* **Task directions**: Determine the number of lines containing the word "matplotlib", and state that figure alone.

↓

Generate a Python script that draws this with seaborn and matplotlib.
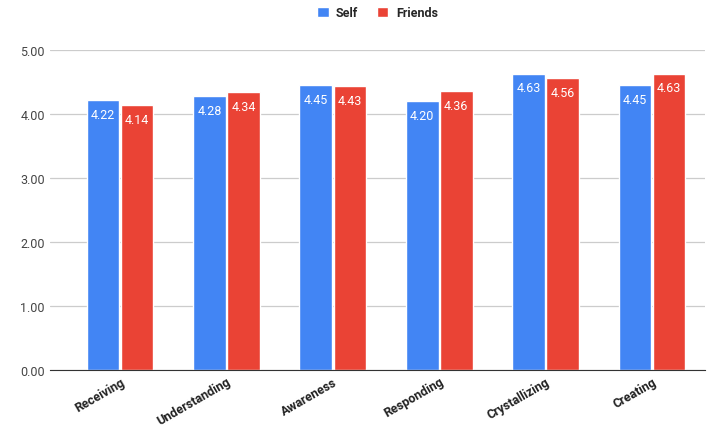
import pandas as pd
import seaborn as sns
import matplotlib.pyplot as plt

categories = ['Receiving', 'Understanding', 'Awareness', 'Responding', 'Crystallizing', 'Creating']
self_scores = [4.22, 4.28, 4.45, 4.20, 4.63, 4.45]
friends_scores = [4.14, 4.34, 4.43, 4.36, 4.56, 4.63]
yticks = [0, 1, 2, 3, 4, 5]

df = pd.DataFrame({
    'category': categories * 2,
    'score': self_scores + friends_scores,
    'who': ['Self'] * len(categories) + ['Friends'] * len(categories),
})

sns.set_style('white')
plt.rcParams['font.family'] = ['Roboto', 'DejaVu Sans']

fig = plt.figure(figsize=(7.11, 4.35), dpi=100)
ax = fig.add_axes([0.070, 0.147, 0.922, 0.736])
sns.barplot(data=df, x='category', y='score', hue='who', palette=['#4285f4', '#ea4335'],
            width=0.64, gap=0.04, ax=ax, saturation=1, legend=True)

ax.set_ylim(0, 5)
ax.set_yticks(yticks)
ax.set_yticklabels([f'{v:.2f}' for v in yticks], fontsize=9, color='#444444')
ax.yaxis.grid(True, color='#cccccc', linewidth=0.9)
ax.set_axisbelow(True)
ax.set_xlim(-0.66, 5.5)
ax.set_xlabel('')
ax.set_ylabel('')
ax.tick_params(axis='both', length=0)
ax.set_xticks(range(len(categories)))
ax.set_xticklabels(categories, rotation=30, ha='right', rotation_mode='anchor',
                   fontsize=9, fontweight='bold', color='#222222')
for side in ['top', 'right', 'left']:
    ax.spines[side].set_visible(False)
ax.spines['bottom'].set_color('#333333')

# value labels inside the top of each bar
for cont in ax.containers:
    ax.bar_label(cont, fmt='%.2f', label_type='edge', padding=-15, color='white', fontsize=9)

leg = ax.legend(loc='lower center', bbox_to_anchor=(0.5, 1.06), ncol=2, frameon=False,
                handlelength=0.9, handleheight=0.9, columnspacing=1.5, handletextpad=0.6,
                prop={'weight': 'bold', 'size': 9})

plt.savefig('out.png', dpi=100)
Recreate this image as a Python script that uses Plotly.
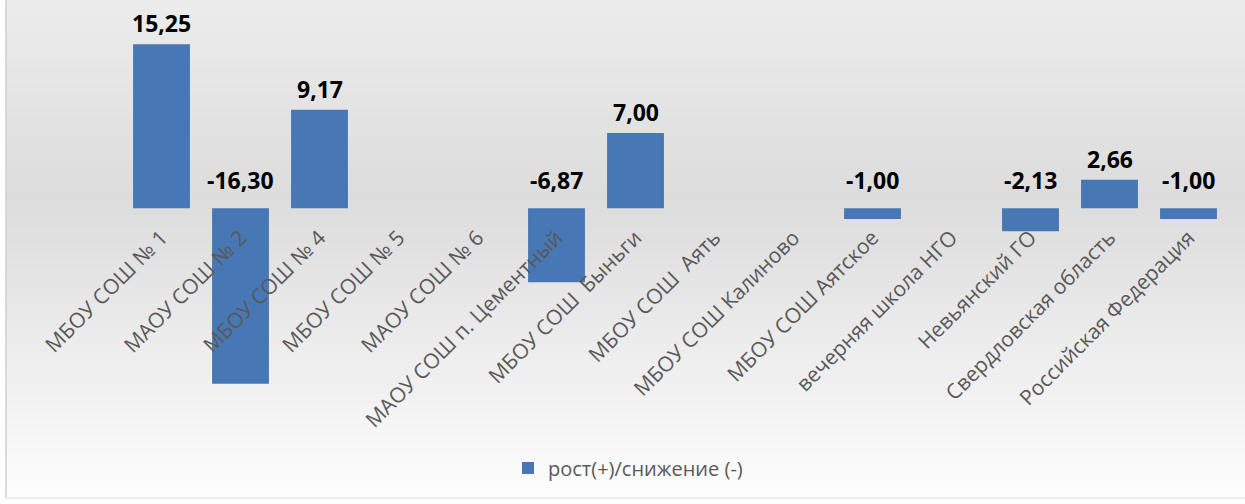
import plotly.graph_objects as go

categories = [
    "МБОУ СОШ № 1", "МАОУ СОШ № 2", "МБОУ СОШ № 4", "МБОУ СОШ № 5",
    "МАОУ СОШ № 6", "МАОУ СОШ п. Цементный", "МБОУ СОШ\u00a0 Быньги",
    "МБОУ СОШ\u00a0 Аять", "МБОУ СОШ Калиново", "МБОУ СОШ Аятское",
    "вечерняя школа НГО", "Невьянский ГО", "Свердловская область",
    "Российская Федерация",
]
values = [15.25, -16.30, 9.17, None, None, -6.87, 7.00, None, None, -1.00,
          None, -2.13, 2.66, -1.00]
series_name = "рост(+)/снижение (-)"

W, H = 1245, 504
ML, MR, MT, MB = 122, 17, 20, 102
YMIN, YMAX = -18.0, 17.5
plot_h = H - MT - MB
plot_w = W - ML - MR

BAR_COLOR = "#4777b4"
FONT = "Open Sans"

fig = go.Figure()
fig.add_trace(go.Bar(
    x=categories, y=values, name=series_name,
    marker=dict(color=BAR_COLOR, line=dict(width=0)),
    width=0.72, showlegend=True,
))

# value labels
for c, v in zip(categories, values):
    if v is None:
        continue
    txt = f"{v:.2f}".replace(".", ",")
    fig.add_annotation(
        x=c, y=v if v > 0 else 0, text=f"<b>{txt}</b>", showarrow=False,
        yanchor="bottom", yshift=3 if v > 0 else 10,
        font=dict(family=FONT, size=23, color="#000000"),
    )

# background gradient (style only)
shapes = []
N = 60
def bg(py):
    if py <= 200:
        g = 236 - (236 - 220) * py / 200
    else:
        g = 220 + (254 - 220) * (py - 200) / (H - 200)
    g = int(round(g))
    return f"rgb({g},{g},{g})"
for i in range(N):
    py0 = H * i / N
    py1 = H * (i + 1) / N + 1
    shapes.append(dict(
        type="rect", xref="paper", yref="paper", layer="below",
        x0=(6 - ML) / plot_w, x1=(W - ML) / plot_w,
        y0=(H - MB - py1) / plot_h, y1=(H - MB - py0) / plot_h,
        line=dict(width=0), fillcolor=bg((py0 + py1) / 2),
    ))
# chart border on the left / bottom
shapes.append(dict(
    type="line", xref="paper", yref="paper",
    x0=(6 - ML) / plot_w, x1=(6 - ML) / plot_w,
    y0=(H - MB - 0) / plot_h, y1=(H - MB - 498) / plot_h,
    line=dict(color="#cfcfcf", width=1.5),
))
shapes.append(dict(
    type="line", xref="paper", yref="paper",
    x0=(6 - ML) / plot_w, x1=(W - ML) / plot_w,
    y0=(H - MB - 498) / plot_h, y1=(H - MB - 498) / plot_h,
    line=dict(color="#e0e0e0", width=1),
))

zero_pos = (0 - YMIN) / (YMAX - YMIN)

fig.update_layout(
    width=W, height=H,
    margin=dict(l=ML, r=MR, t=MT, b=MB, pad=0, autoexpand=False),
    paper_bgcolor="#ffffff", plot_bgcolor="rgba(0,0,0,0)",
    shapes=shapes,
    bargap=0.28,
    font=dict(family=FONT),
    xaxis=dict(
        anchor="free", position=zero_pos, tickangle=-45,
        showline=False, ticks="", showgrid=False, zeroline=False,
        tickfont=dict(family=FONT, size=21, color="#595959"),
        ticklabelstandoff=12, automargin=False,
    ),
    yaxis=dict(range=[YMIN, YMAX], visible=False, showgrid=False,
               zeroline=False, automargin=False),
    legend=dict(
        orientation="h", x=(508 - ML) / plot_w, xanchor="left",
        y=(H - MB - 468) / plot_h, yanchor="middle",
        font=dict(family=FONT, size=20, color="#595959"),
        bgcolor="rgba(0,0,0,0)",
    ),
)

fig.write_html(
    "out.html",
    config={"displayModeBar": False},
    post_script="document.body.style.margin='0px';document.body.style.overflow='hidden';",
)
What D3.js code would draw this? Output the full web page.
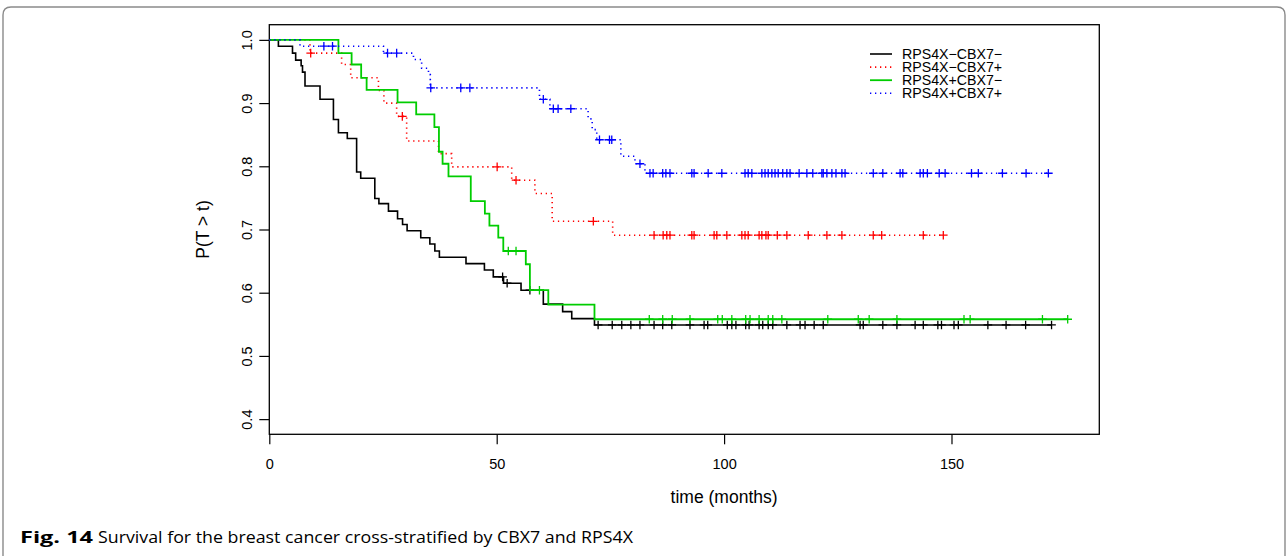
<!DOCTYPE html>
<html><head><meta charset="utf-8">
<script src="https://cdn.jsdelivr.net/npm/d3@7"></script>
<style>body{margin:0;background:#fff;} svg{display:block;}</style>
</head><body><svg id="c" width="1288" height="556"></svg>
<script>
// ---- data ----
const groupNames = ["RPS4X\u2212CBX7\u2212", "RPS4X\u2212CBX7+", "RPS4X+CBX7\u2212", "RPS4X+CBX7+"];
const groupColors = ["#000000", "#FF0000", "#00CD00", "#0000FF"];
const xTickValues = [0, 50, 100, 150];
const yTickValues = [0.4, 0.5, 0.6, 0.7, 0.8, 0.9, 1.0];
const xLabel = "time (months)";
const yLabel = "P(T > t)";

// group 1: RPS4X-CBX7-
const g1Times = [2.0, 5.1, 5.8, 7.0, 7.3, 7.85, 11.15, 14.1, 15.2, 17.15, 19.2, 20.1, 23.2, 24.1, 26.2, 28.2, 29.3, 30.3, 33.3, 35.3, 36.4, 37.4, 43.25, 47.3, 49.25, 51.5, 55.35, 60.25, 64.5, 66.5, 71.5];
const g1Surv  = [0.990, 0.979, 0.968, 0.959, 0.949, 0.927, 0.906, 0.874, 0.853, 0.844, 0.791, 0.781, 0.749, 0.741, 0.729, 0.717, 0.708, 0.698, 0.687, 0.677, 0.666, 0.656, 0.646, 0.636, 0.625, 0.615, 0.604, 0.582, 0.570, 0.559, 0.549];
const g1Censor = [51.3, 52.3, 57.3, 72.3, 75.4, 77.5, 79.5, 81.5, 84.6, 86.5, 88.5, 92.5, 95.6, 96.4, 100.7, 101.7, 102.6, 104.75, 105.5, 107.7, 108.5, 109.7, 110.7, 113.8, 116.7, 117.8, 119.8, 121.8, 129.9, 130.6, 134.9, 138.0, 142.0, 143.8, 147.0, 147.8, 150.55, 151.5, 158.0, 162.0, 166.3, 172.0];

// group 2: RPS4X-CBX7+
const g2Times = [8.95, 15.9, 17.9, 24.0, 25.2, 28.0, 30.2, 37.2, 40.1, 53.3, 58.4, 62.2, 75.5];
const g2Surv  = [0.979, 0.961, 0.940, 0.920, 0.900, 0.879, 0.840, 0.820, 0.799, 0.778, 0.757, 0.713, 0.691];
const g2Censor = [9.1, 29.25, 50.1, 54.25, 71.25, 84.6, 86.6, 87.4, 88.1, 92.9, 93.4, 97.8, 98.4, 100.6, 103.9, 104.6, 105.3, 107.7, 108.3, 109.2, 109.7, 111.7, 113.8, 118.5, 122.6, 125.9, 132.8, 134.65, 143.8, 148.2];

// group 3: RPS4X+CBX7-
const g3Times = [15.2, 18.1, 20.2, 21.4, 28.2, 32.3, 36.3, 37.3, 38.1, 39.4, 44.3, 47.4, 48.4, 50.35, 51.45, 56.4, 57.3, 61.35, 71.5];
const g3Surv  = [0.979, 0.961, 0.940, 0.921, 0.901, 0.882, 0.862, 0.823, 0.804, 0.784, 0.745, 0.725, 0.706, 0.687, 0.666, 0.645, 0.604, 0.581, 0.558];
const g3Censor = [52.55, 54.25, 59.4, 83.55, 86.5, 88.6, 92.5, 98.6, 99.6, 101.7, 104.75, 105.7, 107.7, 109.7, 110.7, 112.7, 122.8, 129.5, 131.9, 138.0, 152.75, 154.1, 170.0, 175.55];

// group 4: RPS4X+CBX7+
const g4Times = [6.75, 25.1, 31.7, 33.5, 35.0, 35.4, 59.4, 61.7, 70.1, 71.0, 72.0, 77.3, 80.4, 82.6];
const g4Surv  = [0.990, 0.979, 0.969, 0.955, 0.945, 0.924, 0.906, 0.891, 0.875, 0.858, 0.842, 0.816, 0.804, 0.789];
const g4Censor = [12.0, 13.9, 26.0, 28.0, 35.5, 42.1, 44.1, 60.25, 62.45, 63.5, 66.3, 72.6, 74.8, 75.3, 81.5, 83.7, 84.4, 86.5, 87.2, 88.1, 92.9, 93.4, 96.5, 99.5, 104.6, 105.3, 106.1, 108.3, 109.0, 109.7, 110.5, 111.2, 111.9, 112.9, 113.8, 114.5, 116.5, 118.2, 119.5, 121.5, 121.8, 122.6, 123.7, 124.6, 125.9, 126.6, 132.8, 134.9, 138.7, 139.3, 143.1, 143.8, 144.7, 147.3, 148.6, 154.4, 155.9, 161.2, 166.4, 171.3];

const groupTimes = [g1Times, g2Times, g3Times, g4Times];
const groupSurv = [g1Surv, g2Surv, g3Surv, g4Surv];
const groupCensor = [g1Censor, g2Censor, g3Censor, g4Censor];

// ---- drawing ----
const svg = d3.select("#c");
const FONT = "'Liberation Sans', Arial, Helvetica, sans-serif";

// figure frame
svg.append("path")
  .attr("d", "M3,556 L3,15 Q3,7 11,7 L1277,7 Q1285,7 1285,15 L1285,556")
  .attr("fill", "none").attr("stroke", "#8a8a8a").attr("stroke-width", 1.4);

const pLeft = 269.3, pRight = 1099.3, pTop = 24.7, pBottom = 434.3;
const x = d3.scaleLinear().domain([0, 182.5]).range([pLeft, pRight]);
const y = d3.scaleLinear().domain([0.376, 1.024]).range([pBottom, pTop]);

// axes
const xAxis = svg.append("g").attr("transform", `translate(0,${pBottom})`)
  .call(d3.axisBottom(x).tickValues(xTickValues).tickFormat(d3.format("d")).tickSize(10).tickPadding(14));
const yAxis = svg.append("g").attr("transform", `translate(${pLeft},0)`)
  .call(d3.axisLeft(y).tickValues(yTickValues).tickFormat(d3.format(".1f")).tickSize(10).tickPadding(0));
[xAxis, yAxis].forEach(a => {
  a.select(".domain").remove();
  a.selectAll("line").attr("stroke", "#000").attr("stroke-width", 1.2);
  a.selectAll("text").attr("font-family", FONT).attr("font-size", 14.5).attr("fill", "#000");
});
yAxis.selectAll(".tick text")
  .attr("x", null).attr("text-anchor", "middle")
  .attr("transform", "translate(-22,0) rotate(-90)")
  .attr("dy", "0.35em");

// plot box
svg.append("rect").attr("x", pLeft).attr("y", pTop).attr("width", pRight - pLeft).attr("height", pBottom - pTop)
  .attr("fill", "none").attr("stroke", "#000").attr("stroke-width", 1.3);

// axis titles
svg.append("text").attr("x", x(100)).attr("y", 503).attr("text-anchor", "middle")
  .attr("font-family", FONT).attr("font-size", 17.5).text(xLabel);
svg.append("text").attr("transform", `translate(209,${y(0.7)}) rotate(-90)`).attr("text-anchor", "middle")
  .attr("font-family", FONT).attr("font-size", 17.5).text(yLabel);

const dashes = [null, "1.3 3.7", null, "1.3 3.7"];
const widths = [1.6, 1.6, 1.8, 1.6];

function survAt(times, surv, t) {
  let s = 1;
  for (let i = 0; i < times.length; i++) { if (times[i] <= t) s = surv[i]; }
  return s;
}

const line = d3.line().x(d => x(d[0])).y(d => y(d[1])).curve(d3.curveStepAfter);

groupNames.forEach((name, gi) => {
  const times = groupTimes[gi], surv = groupSurv[gi], cens = groupCensor[gi];
  const tEnd = d3.max([d3.max(times), d3.max(cens)]);
  const pts = [[0, 1]].concat(times.map((t, i) => [t, surv[i]]));
  pts.push([tEnd, surv[surv.length - 1]]);
  const g = svg.append("g");
  g.append("path").attr("d", line(pts)).attr("fill", "none")
    .attr("stroke", groupColors[gi]).attr("stroke-width", widths[gi])
    .attr("stroke-dasharray", dashes[gi]);
  cens.forEach(t => {
    const cx = x(t), cy = y(survAt(times, surv, t));
    g.append("path").attr("d", `M${cx - 4.3},${cy}H${cx + 4.3}M${cx},${cy - 4.3}V${cy + 4.3}`)
      .attr("stroke", groupColors[gi]).attr("stroke-width", 1.3).attr("fill", "none");
  });
});

// legend
const leg = svg.append("g");
groupNames.forEach((name, i) => {
  const ly = 54 + i * 13.1;
  leg.append("line").attr("x1", 870).attr("x2", 892).attr("y1", ly).attr("y2", ly)
    .attr("stroke", groupColors[i]).attr("stroke-width", widths[i]).attr("stroke-dasharray", dashes[i]);
  leg.append("text").attr("x", 902).attr("y", ly).attr("dy", "0.35em")
    .attr("font-family", FONT).attr("font-size", 14.2).text(name);
});

// caption
const CAP = "'Open Sans', 'Noto Sans', sans-serif";
svg.append("text").attr("x", 20).attr("y", 543).attr("font-family", CAP).attr("font-weight", "bold")
  .attr("font-size", 16).attr("textLength", 73).attr("lengthAdjust", "spacingAndGlyphs").text("Fig. 14");
svg.append("text").attr("x", 98).attr("y", 543).attr("font-family", CAP)
  .attr("font-size", 16).attr("textLength", 535).attr("lengthAdjust", "spacingAndGlyphs")
  .text("Survival for the breast cancer cross-stratified by CBX7 and RPS4X");
</script></body></html>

↑

* **Correct response**: 2